Work to do: Print word for word the first line of the listing below and every line after it, through the line with "140000, 160000, 180000];". Leave out the pictures and the rest.
+--
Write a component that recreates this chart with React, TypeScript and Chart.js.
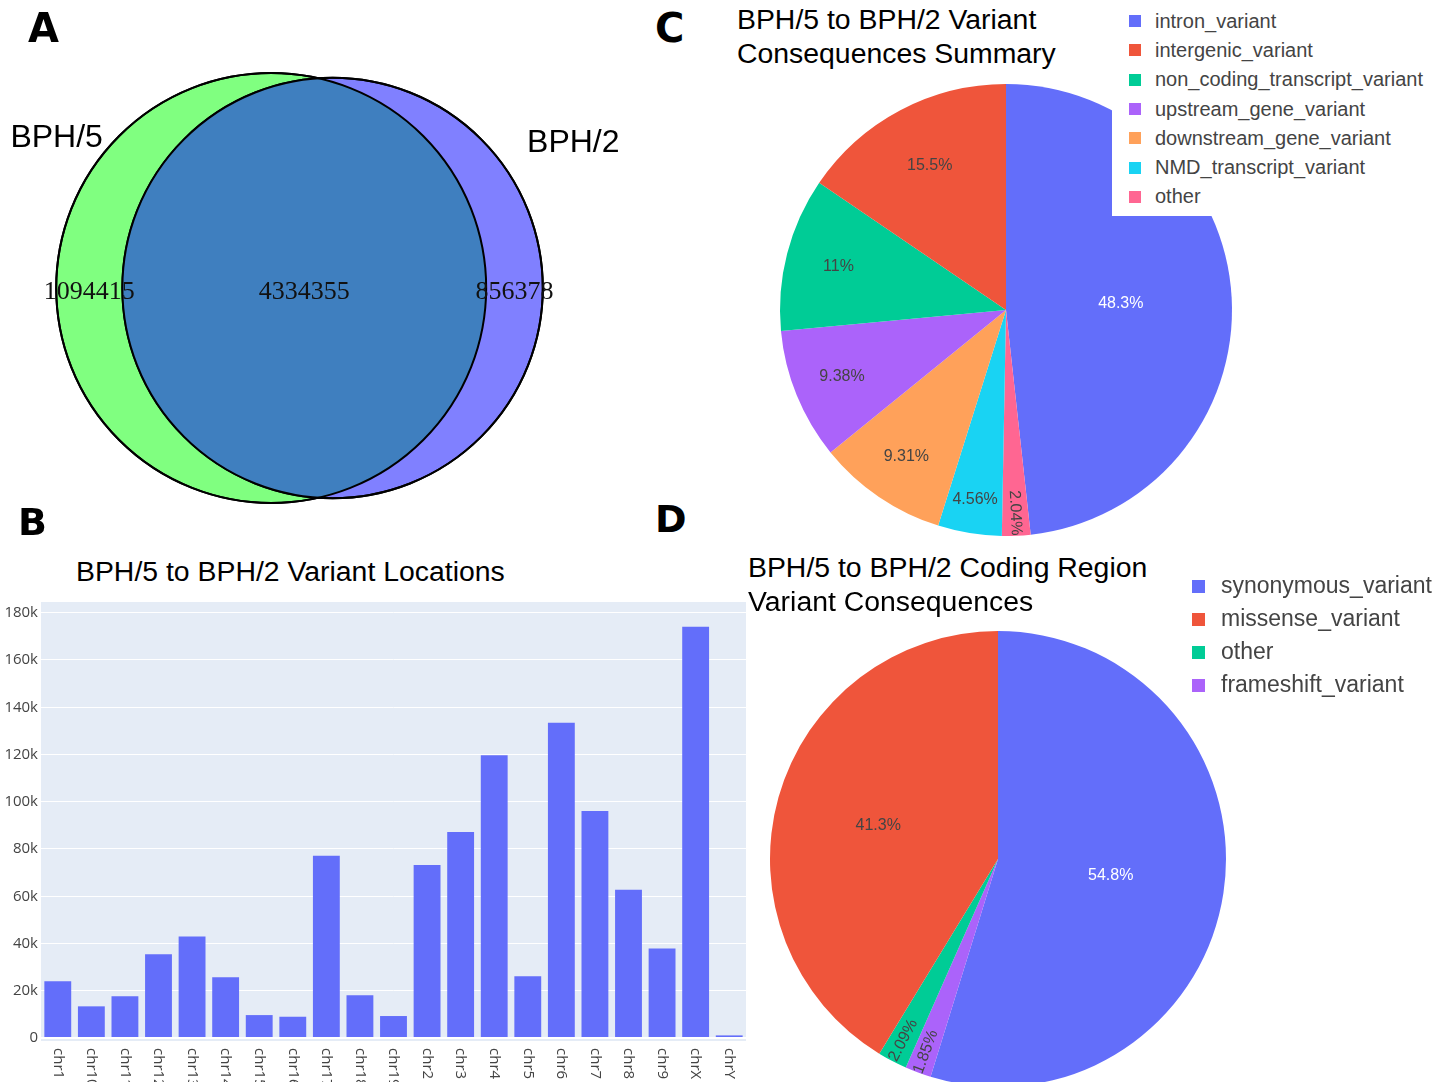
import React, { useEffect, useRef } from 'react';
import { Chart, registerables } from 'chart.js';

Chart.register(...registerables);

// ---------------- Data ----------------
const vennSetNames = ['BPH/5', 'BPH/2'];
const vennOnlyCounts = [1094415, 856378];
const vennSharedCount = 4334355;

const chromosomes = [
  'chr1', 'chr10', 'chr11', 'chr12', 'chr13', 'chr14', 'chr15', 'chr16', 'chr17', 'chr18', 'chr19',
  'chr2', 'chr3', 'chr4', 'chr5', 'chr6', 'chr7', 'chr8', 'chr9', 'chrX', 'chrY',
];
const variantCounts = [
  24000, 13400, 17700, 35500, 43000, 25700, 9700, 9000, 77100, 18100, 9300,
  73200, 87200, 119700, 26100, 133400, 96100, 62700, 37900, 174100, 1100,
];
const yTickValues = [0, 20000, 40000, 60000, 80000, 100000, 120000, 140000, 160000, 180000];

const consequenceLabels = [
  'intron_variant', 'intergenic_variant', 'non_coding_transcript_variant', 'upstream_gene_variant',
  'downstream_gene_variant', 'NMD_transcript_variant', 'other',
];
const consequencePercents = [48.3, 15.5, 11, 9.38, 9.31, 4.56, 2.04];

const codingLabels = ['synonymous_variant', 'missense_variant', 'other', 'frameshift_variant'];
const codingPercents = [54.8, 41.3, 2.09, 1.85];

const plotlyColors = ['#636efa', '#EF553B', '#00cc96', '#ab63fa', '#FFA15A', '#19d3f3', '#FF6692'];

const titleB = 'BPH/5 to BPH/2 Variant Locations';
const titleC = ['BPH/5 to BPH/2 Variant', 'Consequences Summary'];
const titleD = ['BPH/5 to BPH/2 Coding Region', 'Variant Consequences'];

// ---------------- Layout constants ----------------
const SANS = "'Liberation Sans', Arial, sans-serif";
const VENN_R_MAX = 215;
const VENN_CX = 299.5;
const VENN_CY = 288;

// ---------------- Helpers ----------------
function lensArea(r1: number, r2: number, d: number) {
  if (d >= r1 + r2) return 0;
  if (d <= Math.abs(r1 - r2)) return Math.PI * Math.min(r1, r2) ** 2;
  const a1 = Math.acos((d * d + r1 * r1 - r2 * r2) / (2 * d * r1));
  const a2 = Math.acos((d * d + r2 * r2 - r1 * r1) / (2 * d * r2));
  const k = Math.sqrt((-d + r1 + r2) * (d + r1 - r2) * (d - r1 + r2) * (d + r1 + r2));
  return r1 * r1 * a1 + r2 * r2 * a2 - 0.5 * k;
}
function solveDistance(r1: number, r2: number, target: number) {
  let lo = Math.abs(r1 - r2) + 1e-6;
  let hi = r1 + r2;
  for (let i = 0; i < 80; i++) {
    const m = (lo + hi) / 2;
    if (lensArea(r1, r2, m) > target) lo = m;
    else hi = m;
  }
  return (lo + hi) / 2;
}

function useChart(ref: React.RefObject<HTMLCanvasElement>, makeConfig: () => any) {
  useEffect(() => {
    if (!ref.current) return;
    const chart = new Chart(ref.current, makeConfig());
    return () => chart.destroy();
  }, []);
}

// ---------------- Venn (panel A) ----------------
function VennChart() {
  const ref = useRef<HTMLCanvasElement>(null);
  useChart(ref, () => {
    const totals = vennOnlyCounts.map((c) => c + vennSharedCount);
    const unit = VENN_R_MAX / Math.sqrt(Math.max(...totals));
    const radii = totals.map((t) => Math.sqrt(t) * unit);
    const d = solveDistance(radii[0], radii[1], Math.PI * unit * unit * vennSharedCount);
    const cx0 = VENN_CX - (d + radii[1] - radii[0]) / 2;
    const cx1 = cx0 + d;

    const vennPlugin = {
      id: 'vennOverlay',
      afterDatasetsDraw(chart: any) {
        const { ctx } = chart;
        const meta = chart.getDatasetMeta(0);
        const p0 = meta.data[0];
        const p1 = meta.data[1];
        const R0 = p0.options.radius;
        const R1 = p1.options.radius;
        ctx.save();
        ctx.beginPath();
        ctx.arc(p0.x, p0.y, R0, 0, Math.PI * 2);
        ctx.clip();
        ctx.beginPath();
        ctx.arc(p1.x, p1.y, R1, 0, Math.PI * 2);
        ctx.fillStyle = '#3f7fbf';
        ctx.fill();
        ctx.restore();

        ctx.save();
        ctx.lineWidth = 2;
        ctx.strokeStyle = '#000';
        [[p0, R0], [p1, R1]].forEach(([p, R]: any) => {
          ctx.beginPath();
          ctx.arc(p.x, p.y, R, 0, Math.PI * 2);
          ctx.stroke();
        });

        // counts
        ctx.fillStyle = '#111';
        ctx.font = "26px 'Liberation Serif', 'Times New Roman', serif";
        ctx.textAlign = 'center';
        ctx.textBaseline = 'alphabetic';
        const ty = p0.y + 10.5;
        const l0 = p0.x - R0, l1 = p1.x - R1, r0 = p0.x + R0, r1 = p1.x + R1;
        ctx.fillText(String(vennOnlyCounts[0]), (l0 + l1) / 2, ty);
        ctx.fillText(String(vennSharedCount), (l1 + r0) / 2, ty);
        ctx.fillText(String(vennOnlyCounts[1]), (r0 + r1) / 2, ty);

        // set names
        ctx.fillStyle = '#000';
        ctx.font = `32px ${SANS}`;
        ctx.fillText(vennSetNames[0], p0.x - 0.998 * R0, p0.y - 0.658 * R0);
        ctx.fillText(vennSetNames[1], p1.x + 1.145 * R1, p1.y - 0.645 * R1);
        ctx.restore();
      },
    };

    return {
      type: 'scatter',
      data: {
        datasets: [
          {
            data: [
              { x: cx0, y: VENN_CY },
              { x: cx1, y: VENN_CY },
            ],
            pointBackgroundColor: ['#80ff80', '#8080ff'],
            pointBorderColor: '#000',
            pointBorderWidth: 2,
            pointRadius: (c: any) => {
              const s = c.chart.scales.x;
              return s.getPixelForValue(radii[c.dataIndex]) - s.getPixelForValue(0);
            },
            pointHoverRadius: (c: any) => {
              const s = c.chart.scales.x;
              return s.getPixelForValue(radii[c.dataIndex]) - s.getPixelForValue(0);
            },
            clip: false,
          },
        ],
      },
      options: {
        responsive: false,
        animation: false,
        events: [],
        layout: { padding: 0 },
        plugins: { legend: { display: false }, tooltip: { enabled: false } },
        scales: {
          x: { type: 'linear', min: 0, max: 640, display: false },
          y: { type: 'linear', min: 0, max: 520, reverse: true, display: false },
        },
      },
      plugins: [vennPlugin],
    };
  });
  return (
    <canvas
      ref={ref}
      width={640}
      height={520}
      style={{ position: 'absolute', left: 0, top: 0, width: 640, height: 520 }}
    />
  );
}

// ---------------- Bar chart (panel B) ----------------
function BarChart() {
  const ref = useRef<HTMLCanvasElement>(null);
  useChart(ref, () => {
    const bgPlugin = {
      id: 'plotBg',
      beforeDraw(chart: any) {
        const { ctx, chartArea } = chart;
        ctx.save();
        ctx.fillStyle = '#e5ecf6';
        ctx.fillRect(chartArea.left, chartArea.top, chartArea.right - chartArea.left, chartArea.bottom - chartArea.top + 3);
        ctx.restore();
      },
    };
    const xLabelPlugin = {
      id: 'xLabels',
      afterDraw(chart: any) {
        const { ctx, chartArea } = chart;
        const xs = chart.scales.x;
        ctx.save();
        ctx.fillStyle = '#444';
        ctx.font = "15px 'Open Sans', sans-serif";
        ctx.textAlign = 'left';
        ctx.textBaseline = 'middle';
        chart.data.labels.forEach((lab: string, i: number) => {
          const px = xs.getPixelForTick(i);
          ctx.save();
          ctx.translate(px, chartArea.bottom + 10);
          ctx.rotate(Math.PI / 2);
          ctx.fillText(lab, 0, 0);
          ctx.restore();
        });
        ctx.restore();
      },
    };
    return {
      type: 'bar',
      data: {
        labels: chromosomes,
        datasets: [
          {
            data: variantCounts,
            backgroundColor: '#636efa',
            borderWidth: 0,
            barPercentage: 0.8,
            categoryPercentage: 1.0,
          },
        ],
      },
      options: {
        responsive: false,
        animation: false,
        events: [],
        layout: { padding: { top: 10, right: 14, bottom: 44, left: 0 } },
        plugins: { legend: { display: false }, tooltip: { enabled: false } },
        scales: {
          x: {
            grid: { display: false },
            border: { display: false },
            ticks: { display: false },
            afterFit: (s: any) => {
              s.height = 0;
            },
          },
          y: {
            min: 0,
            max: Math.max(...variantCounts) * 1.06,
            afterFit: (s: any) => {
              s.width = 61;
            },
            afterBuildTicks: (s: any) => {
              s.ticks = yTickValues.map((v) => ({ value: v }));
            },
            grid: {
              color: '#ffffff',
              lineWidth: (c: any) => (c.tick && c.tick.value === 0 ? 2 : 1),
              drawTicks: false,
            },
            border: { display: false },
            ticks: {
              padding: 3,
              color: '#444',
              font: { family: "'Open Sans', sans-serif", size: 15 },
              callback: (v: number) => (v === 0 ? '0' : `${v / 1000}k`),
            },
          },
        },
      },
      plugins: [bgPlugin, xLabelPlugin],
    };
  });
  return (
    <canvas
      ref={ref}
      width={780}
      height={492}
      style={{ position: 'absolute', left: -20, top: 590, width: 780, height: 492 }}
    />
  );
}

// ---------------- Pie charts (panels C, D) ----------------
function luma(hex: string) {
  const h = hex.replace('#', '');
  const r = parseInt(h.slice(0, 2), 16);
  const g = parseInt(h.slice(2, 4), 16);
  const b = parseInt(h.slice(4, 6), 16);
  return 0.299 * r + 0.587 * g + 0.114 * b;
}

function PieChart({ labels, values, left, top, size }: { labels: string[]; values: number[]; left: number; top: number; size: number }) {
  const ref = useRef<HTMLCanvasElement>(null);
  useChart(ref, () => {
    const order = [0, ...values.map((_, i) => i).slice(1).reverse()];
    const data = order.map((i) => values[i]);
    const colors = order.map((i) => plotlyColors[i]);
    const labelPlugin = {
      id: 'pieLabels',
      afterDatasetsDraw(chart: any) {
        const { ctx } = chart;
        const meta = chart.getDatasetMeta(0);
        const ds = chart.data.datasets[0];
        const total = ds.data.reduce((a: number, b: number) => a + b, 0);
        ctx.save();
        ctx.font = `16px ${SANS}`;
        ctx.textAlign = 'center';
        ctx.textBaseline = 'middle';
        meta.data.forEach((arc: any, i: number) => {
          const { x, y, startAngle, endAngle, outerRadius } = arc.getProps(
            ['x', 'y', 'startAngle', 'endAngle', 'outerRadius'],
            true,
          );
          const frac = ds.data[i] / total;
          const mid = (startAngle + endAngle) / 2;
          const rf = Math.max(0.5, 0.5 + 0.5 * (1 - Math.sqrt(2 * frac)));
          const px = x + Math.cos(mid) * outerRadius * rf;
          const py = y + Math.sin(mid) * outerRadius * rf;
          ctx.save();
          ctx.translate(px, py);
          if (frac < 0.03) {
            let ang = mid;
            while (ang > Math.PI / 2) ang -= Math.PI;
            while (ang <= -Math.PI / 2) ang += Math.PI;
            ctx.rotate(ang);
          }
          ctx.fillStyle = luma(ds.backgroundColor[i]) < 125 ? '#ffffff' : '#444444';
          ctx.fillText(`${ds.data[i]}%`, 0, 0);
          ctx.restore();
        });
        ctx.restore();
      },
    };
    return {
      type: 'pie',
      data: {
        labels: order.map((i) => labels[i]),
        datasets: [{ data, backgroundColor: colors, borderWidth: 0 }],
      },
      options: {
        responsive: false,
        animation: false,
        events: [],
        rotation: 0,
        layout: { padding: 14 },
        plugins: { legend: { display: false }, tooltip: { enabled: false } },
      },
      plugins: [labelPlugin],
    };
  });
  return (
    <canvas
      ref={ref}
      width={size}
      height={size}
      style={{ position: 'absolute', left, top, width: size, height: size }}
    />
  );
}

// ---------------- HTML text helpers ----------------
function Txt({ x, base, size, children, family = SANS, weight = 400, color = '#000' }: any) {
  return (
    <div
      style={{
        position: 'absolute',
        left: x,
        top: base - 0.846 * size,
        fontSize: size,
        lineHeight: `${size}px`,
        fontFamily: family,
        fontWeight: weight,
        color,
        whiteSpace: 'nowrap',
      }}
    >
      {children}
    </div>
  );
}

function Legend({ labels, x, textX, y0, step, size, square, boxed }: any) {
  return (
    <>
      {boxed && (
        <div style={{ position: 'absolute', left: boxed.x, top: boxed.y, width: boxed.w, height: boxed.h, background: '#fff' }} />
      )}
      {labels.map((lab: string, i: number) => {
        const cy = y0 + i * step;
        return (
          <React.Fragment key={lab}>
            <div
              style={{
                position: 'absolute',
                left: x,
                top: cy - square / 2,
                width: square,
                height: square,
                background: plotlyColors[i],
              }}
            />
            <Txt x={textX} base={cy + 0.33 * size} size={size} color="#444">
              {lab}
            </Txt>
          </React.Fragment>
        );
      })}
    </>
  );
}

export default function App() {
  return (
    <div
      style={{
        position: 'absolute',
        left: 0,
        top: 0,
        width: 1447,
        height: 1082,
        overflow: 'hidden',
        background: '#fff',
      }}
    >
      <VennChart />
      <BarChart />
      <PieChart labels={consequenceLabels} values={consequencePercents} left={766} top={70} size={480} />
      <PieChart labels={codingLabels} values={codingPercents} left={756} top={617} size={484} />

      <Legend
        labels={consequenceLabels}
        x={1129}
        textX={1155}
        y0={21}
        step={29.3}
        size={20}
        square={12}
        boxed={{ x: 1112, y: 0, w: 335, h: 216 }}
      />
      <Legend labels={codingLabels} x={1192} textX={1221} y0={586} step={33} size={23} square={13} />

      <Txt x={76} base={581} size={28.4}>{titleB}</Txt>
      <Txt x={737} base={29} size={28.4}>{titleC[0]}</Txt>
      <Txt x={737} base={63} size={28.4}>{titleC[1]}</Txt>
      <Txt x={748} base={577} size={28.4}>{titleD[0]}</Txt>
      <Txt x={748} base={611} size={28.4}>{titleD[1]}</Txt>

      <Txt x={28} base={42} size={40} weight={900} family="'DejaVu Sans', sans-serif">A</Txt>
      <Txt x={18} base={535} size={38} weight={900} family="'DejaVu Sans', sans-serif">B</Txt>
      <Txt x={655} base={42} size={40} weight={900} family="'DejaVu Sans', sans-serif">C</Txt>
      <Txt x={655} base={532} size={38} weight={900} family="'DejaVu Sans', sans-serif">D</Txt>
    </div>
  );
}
+--
Correct response:
Write a component that recreates this chart with React, TypeScript and Chart.js.
import React, { useEffect, useRef } from 'react';
import { Chart, registerables } from 'chart.js';

Chart.register(...registerables);

// ---------------- Data ----------------
const vennSetNames = ['BPH/5', 'BPH/2'];
const vennOnlyCounts = [1094415, 856378];
const vennSharedCount = 4334355;

const chromosomes = [
  'chr1', 'chr10', 'chr11', 'chr12', 'chr13', 'chr14', 'chr15', 'chr16', 'chr17', 'chr18', 'chr19',
  'chr2', 'chr3', 'chr4', 'chr5', 'chr6', 'chr7', 'chr8', 'chr9', 'chrX', 'chrY',
];
const variantCounts = [
  24000, 13400, 17700, 35500, 43000, 25700, 9700, 9000, 77100, 18100, 9300,
  73200, 87200, 119700, 26100, 133400, 96100, 62700, 37900, 174100, 1100,
];
const yTickValues = [0, 20000, 40000, 60000, 80000, 100000, 120000, 140000, 160000, 180000];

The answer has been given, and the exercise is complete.